Wild Light - I first thought this may be the first New Hampshire band I've seen, but I seem to recall saying that already, but it has to be a short list. Slicker sound than Postmarks, but that is not necessarily a good thing and quite specifically here it was not. A good pop-rock sound from this four-piece who made me dizzy switching between bass/one or two guitars/keyboards and rotating lead vocal duties. An accomplished band that is just a bit too mainstream for me, but I would gladly watch them again some day and see how they do.

Stellastar - Where has this band been hiding from me? Oh, in New York City between 800 other touring bands. This four-piece is the real deal. Strong two guitar attack, great rhythm section and surprisingly original songs in a very established straight ahead rock style. The sound absolutely roared but didn't cause any wincing because it was a powerful mid-range roar. I was surprised at what a large crowd there was tonight until this band kept playing. Then I realized I should have been up on this band long ago. Yes, over 28,000 myspace friends, ok I'm slow here.

Quote of the night - "Is this water?" someone asked me about the two large containers next to me. I answered yes although how would I know if it wan't monkey urine? Well, that would probably cost $8, but anyway we had a nice chat as I tried to convince her that her son and a friend can go to most good clubs in DC at underage shows, because it's pretty well enforced and DC was one of the originators of the all ages show courtesy of the Dischord bands.

Friday, July 17, 2009

Occidental Brothers Dance Band/The Moderate - DC9 - July 16 2009

The Moderate - Ok, we begin with a young band composed of a couple guitars, bass and drums with the guitarist singing. I smell the blood of an indie band. Yes, that's what we have alright in kind of a pop-rock vein with a nod to Neil Young/Tom Petty/alt country once in a while. Started kind of off-kilter early on, but eventually did pretty well. One guitarist broke out a sax a couple of times which worked well. Their Black Keys cover wasn't much help to the set, but I am guessing they still are in need of songs. I think in a year, they'll be just fine.
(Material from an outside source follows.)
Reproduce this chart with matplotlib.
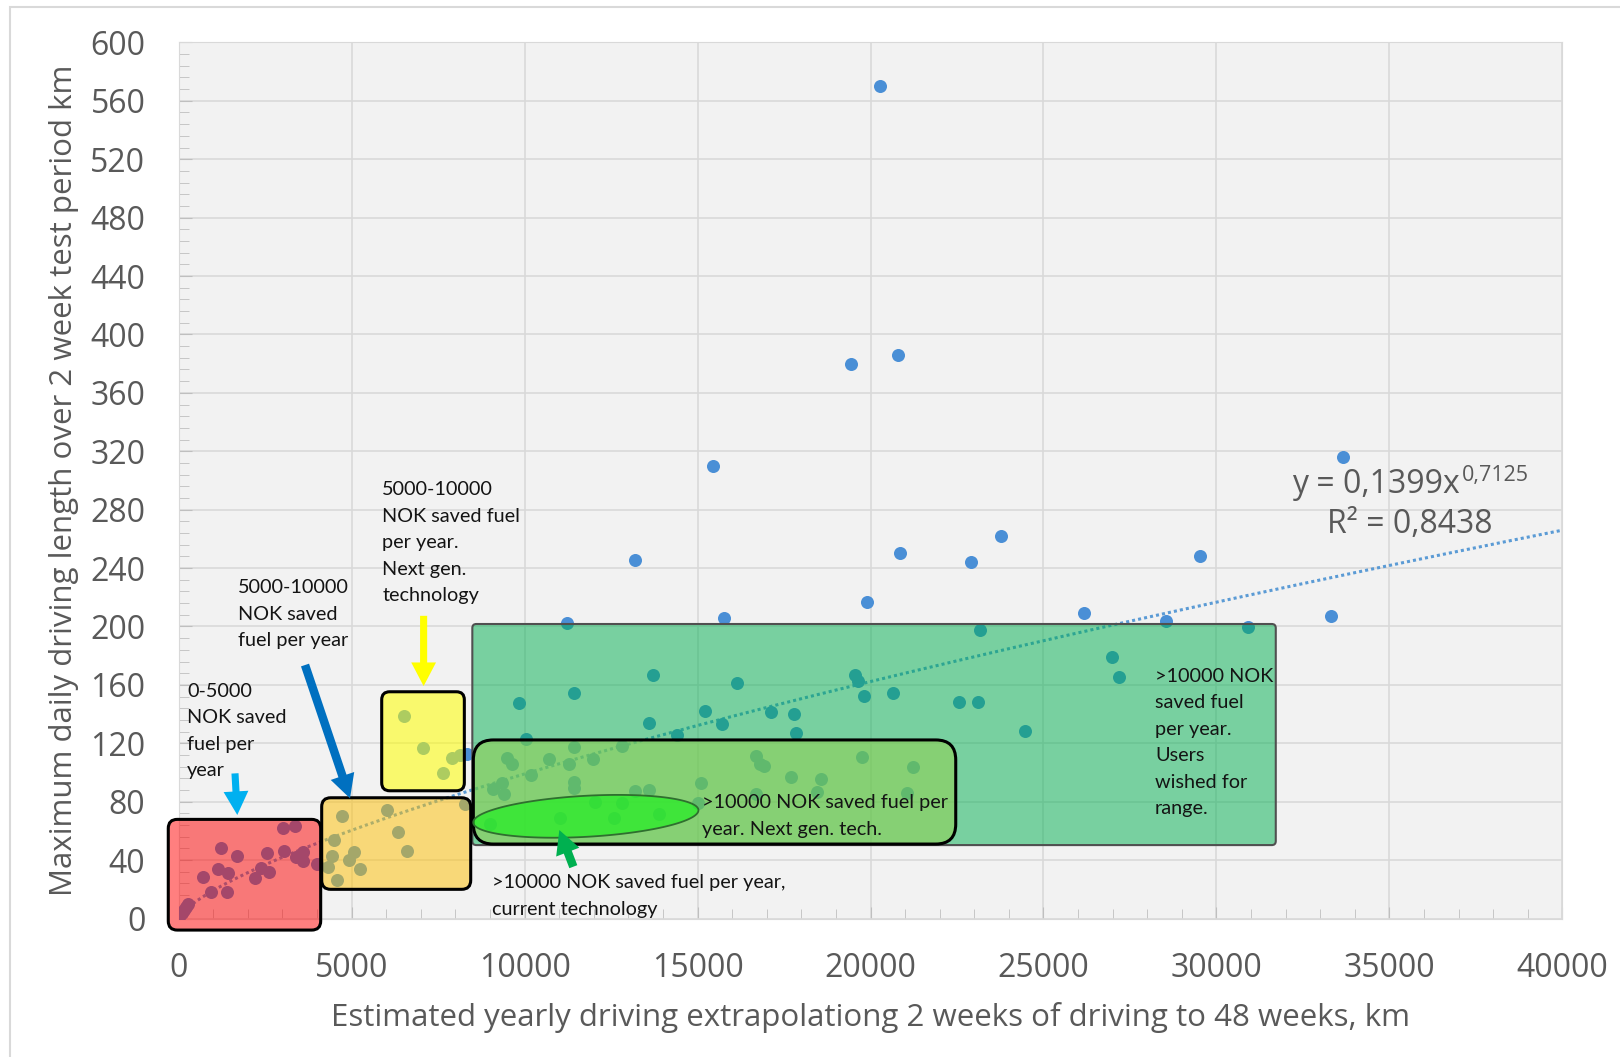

Occidental Brothers Dance Band - A couple guys from Ghana on drums and vocals/percussion/trumpet teamed up with a guitarist, saxophonist, and a guy playing electric stand-up bass. They all live in Chicago and immediately described themselves as a Central African Jazz Indie Rock band. That's about right. Guitar lines were African styled and the music varied within their description. I didn't feel a wildly compelling drama in the music but it was very well played, fun, and easy to move and dance to. A couple songs did allow me to really soar with them in very high places. Certainly a nice night out for this small to moderate DC crowd tonight.

Quote of the Night: "You don't have to stay in line, you're a regular, come with me." from a server at Ben's Chili Bowl. This 50 year old U Street establishment has been even more packed since Mayor Fenty took the Obamas there for one of their first pre-inaugural meals in DC as president elect family. So 8:00 seating is pretty tough and I was quite surprised that me coming in every three weeks or so for a few months qualified me as a regular, but I'll take it. Now if they will only let me eat for free like Bill Cosby (who last discussed this restaurant on a Sunday morning news show). I am a regular at a couple other places, too, but I will consider the Full Kee in Chinatown my true regular spot.

Wednesday, July 8, 2009

Sonic Youth/Entrance Band - 9:30 Club - July 7 2009

The Entrance Band - Saw this three piece at Terrastock last year and was impressed. I enjoyed them again. They aren't a perfect fit (who is other than a wannabe clone?) with Sonic Youth but they are a good act and went over well, although a bit politely. The guitarist/vocalist plays a right handed strung guitar left handed ala Dick Dale and Albert King. I always find that fascinating for a start. He and his rhythm section perform spacey west-coast psychedelic jams that seem to be more of an updating of the San Francisco scene rather than Los Angeles where they hail. Solid set and he even handled a broken string without a hitch--must be something to do with the upside down/backward style.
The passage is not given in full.